Una voz en el viento

Columnas Plebeyas

Y me encontré ahí, con las manos cubiertas de tierra arenosa, de hojas de encina podridas, de lodo. 

A veces sentimos la necesidad de ir a buscar nuestras raíces. Y la única cosa que tenemos que hacer es excavar, excavar y seguir excavando. 

Y sí, cuando cavamos un hoyo, lo más seguro es que nos ensuciaremos de tierra. Pero el filósofo barbudo recomendaba que hay que buscar adentro, excavar a fondo, seguir excavando, porque adentro está la fuente del bien. 

Nada más que aquí no hay raíces, es pura tierra arenosa. De repente, mis dedos encuentran una superficie sólida que resiste al trabajo de las uñas. Con dificultad logran sacar un objeto cubierto de tierra ocre. Mis manos intentan limpiarlo. Con calma, no hay prisa, en este bosque estoy solo yo. ¿Es posible estar solo en algún lugar?

Hincado, las rodillas en el suelo, hundidas en el lodo, la espalda encorvada hacia abajo, mientras intento quitar la tierra mojada, me viene a la mente una historia apache que escuché una vez, mientras caminaba en el desierto de Durango. La transportaba el viento. 

La historia habla de un nacimiento, cuando en el mundo no había más que Oscuridad, Agua y Tempestad. 

No había nada, sólo Tierra, nuestra Madre, y Cielo, nuestro Padre. No había seres vivos, sólo poderes con forma de espíritus, que se conocen como hactcin. Fueron ellos los que crearon todas las cosas, crearon la Tierra, nuestra Madre, y el Cielo, nuestro Padre, además del mundo subterráneo. 

Y es en el mundo subterráneo donde empezó la emersión. 

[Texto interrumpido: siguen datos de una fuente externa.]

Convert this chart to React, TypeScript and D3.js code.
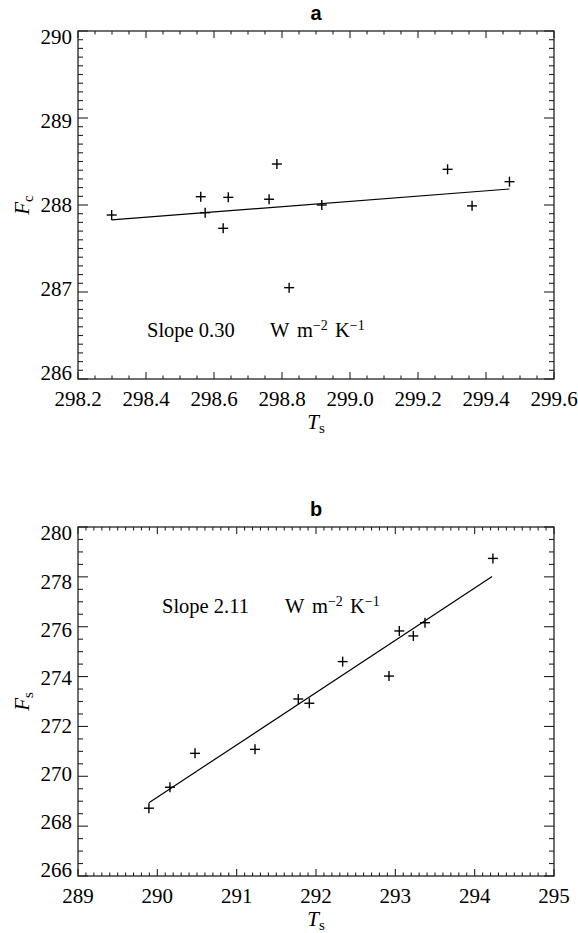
import * as d3 from 'd3';

// panel a : convective flux vs surface temperature
const aTs = [298.299, 298.561, 298.574, 298.642, 298.627, 298.762, 298.785, 298.821, 298.917, 299.287, 299.359, 299.469];
const aFc = [287.885, 288.095, 287.912, 288.088, 287.732, 288.066, 288.471, 287.05, 288.0, 288.41, 287.99, 288.268];
const aFit = [
  [298.299, 287.828],
  [299.469, 288.184],
];
const aXTicks = [298.2, 298.4, 298.6, 298.8, 299.0, 299.2, 299.4, 299.6];
const aYTicks = [286, 287, 288, 289, 290];

// panel b : surface flux vs surface temperature
const bTs = [289.894, 290.159, 290.475, 291.231, 291.777, 291.916, 292.336, 292.92, 293.05, 293.227, 293.374, 294.23];
const bFs = [268.72, 269.56, 270.92, 271.08, 273.1, 272.93, 274.6, 274.02, 275.83, 275.63, 276.16, 278.74];
const bFit = [
  [289.894, 268.94],
  [294.22, 278.01],
];
const bXTicks = [289, 290, 291, 292, 293, 294, 295];
const bYTicks = [266, 268, 270, 272, 274, 276, 278, 280];

const serif = '"Liberation Serif", "Times New Roman", serif';
const sans = '"Liberation Sans", Arial, sans-serif';
const ink = '#222';

const isMajor = (v, step) => Math.abs(v / step - Math.round(v / step)) < 1e-6;

function Panel({ title, top, bottom, xs, ys, xTicks, yTicks, xMinor, yMinor, xFmt, fit, ySub, slope, slopeDx, slopeDy }) {
  const left = 78;
  const right = 554;
  const x = d3.scaleLinear().domain([xTicks[0], xTicks[xTicks.length - 1]]).range([left, right]);
  const y = d3.scaleLinear().domain([yTicks[0], yTicks[yTicks.length - 1]]).range([bottom, top]);
  const xMajorStep = xTicks[1] - xTicks[0];
  const yMajorStep = yTicks[1] - yTicks[0];
  const xm = d3.range(xTicks[0], xTicks[xTicks.length - 1] + 1e-9, xMinor);
  const ym = d3.range(yTicks[0], yTicks[yTicks.length - 1] + 1e-9, yMinor);
  const mid = (top + bottom) / 2;
  const labelY = (v) => mid + (y(v) - mid) * 0.965;
  const line = d3.line().x((d) => x(d[0])).y((d) => y(d[1]));
  const sx = left + slopeDx;
  const sy = top + slopeDy;

  return (
    <g>
      <text x={(left + right) / 2} y={top - 11} textAnchor='middle' fontFamily={sans} fontWeight='bold' fontSize={20}>
        {title}
      </text>
      <rect x={left} y={top} width={right - left} height={bottom - top} fill='none' stroke={ink} strokeWidth={1.3} />
      {xm.map((v, i) => {
        const len = isMajor(v, xMajorStep) ? 7 : 3.5;
        return (
          <g key={'xm' + i} stroke={ink} strokeWidth={1.1}>
            <line x1={x(v)} x2={x(v)} y1={bottom} y2={bottom - len} />
            <line x1={x(v)} x2={x(v)} y1={top} y2={top + len} />
          </g>
        );
      })}
      {ym.map((v, i) => {
        const len = isMajor(v, yMajorStep) ? 10 : 5;
        return (
          <g key={'ym' + i} stroke={ink} strokeWidth={1.1}>
            <line x1={left} x2={left + len} y1={y(v)} y2={y(v)} />
            <line x1={right} x2={right - len} y1={y(v)} y2={y(v)} />
          </g>
        );
      })}
      {xTicks.map((v) => (
        <text key={'xl' + v} x={x(v)} y={bottom + 27} textAnchor='middle' fontFamily={serif} fontSize={21}>
          {xFmt(v)}
        </text>
      ))}
      {yTicks.map((v) => (
        <text key={'yl' + v} x={left - 6} y={labelY(v)} dy='0.35em' textAnchor='end' fontFamily={serif} fontSize={21}>
          {v}
        </text>
      ))}
      <text x={(left + right) / 2} y={bottom + 50} textAnchor='middle' fontFamily={serif} fontSize={21}>
        <tspan fontStyle='italic'>T</tspan>
        <tspan fontSize={15} dy={4}>s</tspan>
      </text>
      <text transform={`translate(29,${mid}) rotate(-90)`} textAnchor='middle' fontFamily={serif} fontSize={21}>
        <tspan fontStyle='italic'>F</tspan>
        <tspan fontSize={15} dy={4}>{ySub}</tspan>
      </text>
      <path d={line(fit)} fill='none' stroke='#000' strokeWidth={1.2} />
      {xs.map((t, i) => (
        <g key={'p' + i} stroke='#000' strokeWidth={1.4}>
          <line x1={x(t) - 5} x2={x(t) + 5} y1={y(ys[i])} y2={y(ys[i])} />
          <line x1={x(t)} x2={x(t)} y1={y(ys[i]) - 5} y2={y(ys[i]) + 5} />
        </g>
      ))}
      <g fontFamily={serif} fontSize={20.5}>
        <text x={sx} y={sy}>{'Slope ' + slope}</text>
        <text x={sx + 123} y={sy}>W</text>
        <text x={sx + 150} y={sy}>
          m<tspan dy={-7} fontSize={14}>−2</tspan>
        </text>
        <text x={sx + 188} y={sy}>
          K<tspan dy={-7} fontSize={14}>−1</tspan>
        </text>
      </g>
    </g>
  );
}

export default function App() {
  return (
    <svg width={578} height={933} style={{ position: 'absolute', left: 0, top: 0, background: '#fff' }}>
      <Panel
        title='a'
        top={31}
        bottom={379}
        xs={aTs}
        ys={aFc}
        xTicks={aXTicks}
        yTicks={aYTicks}
        xMinor={0.05}
        yMinor={0.1}
        xFmt={(v) => v.toFixed(1)}
        fit={aFit}
        ySub='c'
        slope='0.30'
        slopeDx={69}
        slopeDy={306}
      />
      <Panel
        title='b'
        top={527}
        bottom={876}
        xs={bTs}
        ys={bFs}
        xTicks={bXTicks}
        yTicks={bYTicks}
        xMinor={0.1}
        yMinor={0.5}
        xFmt={(v) => String(v)}
        fit={bFit}
        ySub='s'
        slope='2.11'
        slopeDx={84}
        slopeDy={86}
      />
    </svg>
  );
}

Era un mundo inmerso en la oscuridad, donde todo era espiritual y sagrado. Ahí, cuatro seres sagrados, Hactcin Blanco, Hactcin Negro, Joven Sagrado y Joven Rojo, empezaron a juntar arena de cuatro colores. También recolectaron el polen de todos los árboles y empezaron a mezclar la arena para hacer cuatro montículos de tierra. Luego los cuatro seres sagrados agarraron un tazón lleno de agua para que crecieran los montículos de arena. Entonces empezaron a cantar y sus cantos duraron mucho tiempo, hasta que los montículos de tierra crecieron, provocando un fuerte ruido, y se unieron entre sí, generando una montaña. 

En la montaña empezaron a crecer álamos blancos, unos arroyos empezaron a atravesarla, en sus laderas comenzaron a crecer frutos de todo tipo, todo tipo de bayas. Los cuatro seres sagrados no pararon el canto y la montaña siguió creciendo. 

Esto sucedió cuatro veces, hasta que la montaña quedó de la misma altura. Luego los cuatro seres sagrados remontaron la montaña y se dieron cuenta de que la cima estaba todavía muy lejos del cielo y de la abertura a través de la cual se podía ver el mundo más allá. Entonces se reunieron en consejo para decidir qué hacer.

Lo que decidieron fue enviar al Sol a Mosca y Araña. Mosca y Araña tejieron una telaraña y se subieron en ella. Es por eso que, en los meses de febrero y marzo, cuando el invierno termina y el clima vuelve a ser templado, regresan las moscas. Ellas llegan hasta los rayos del Sol, a esa antigua telaraña. Cuando vuelve el rayo del Sol, también vuelve la mosca. Así que Mosca y Araña subieron al astro y agarraron cuatro rayos de diferentes colores y comenzaron a jalarlos como si fueran cuerdas. Los jalaron hasta llegar a la cima de la montaña. Con esos rayos los cuatro seres sagrados hicieron una escalera de muchos escalones. Primer Hombre la subió, seguido de Primera Mujer, quienes fueron los primeros en emerger del inframundo.

Emergimos en la Tierra como pequeños seres nacidos de la madre y el lugar de la aparición es el vientre de la Tierra.

Esto me contó esa voz aquel día en el desierto de Durango, pero se fue con el viento.

Volvió a mi mente mientras mis manos intentaban limpiar el objeto que había encontrado excavando. Poco a poco fui quitando la tierra arenosa, como intentando abrir un regalo, pero cuando logré quitarla toda no me quedó nada entre los dedos.

(Si me preguntan a mí, no sé nada de excavaciones, ni de tierra arenosa, pero prefiero no olvidar a mi Madre Tierra y a mi Padre Cielo).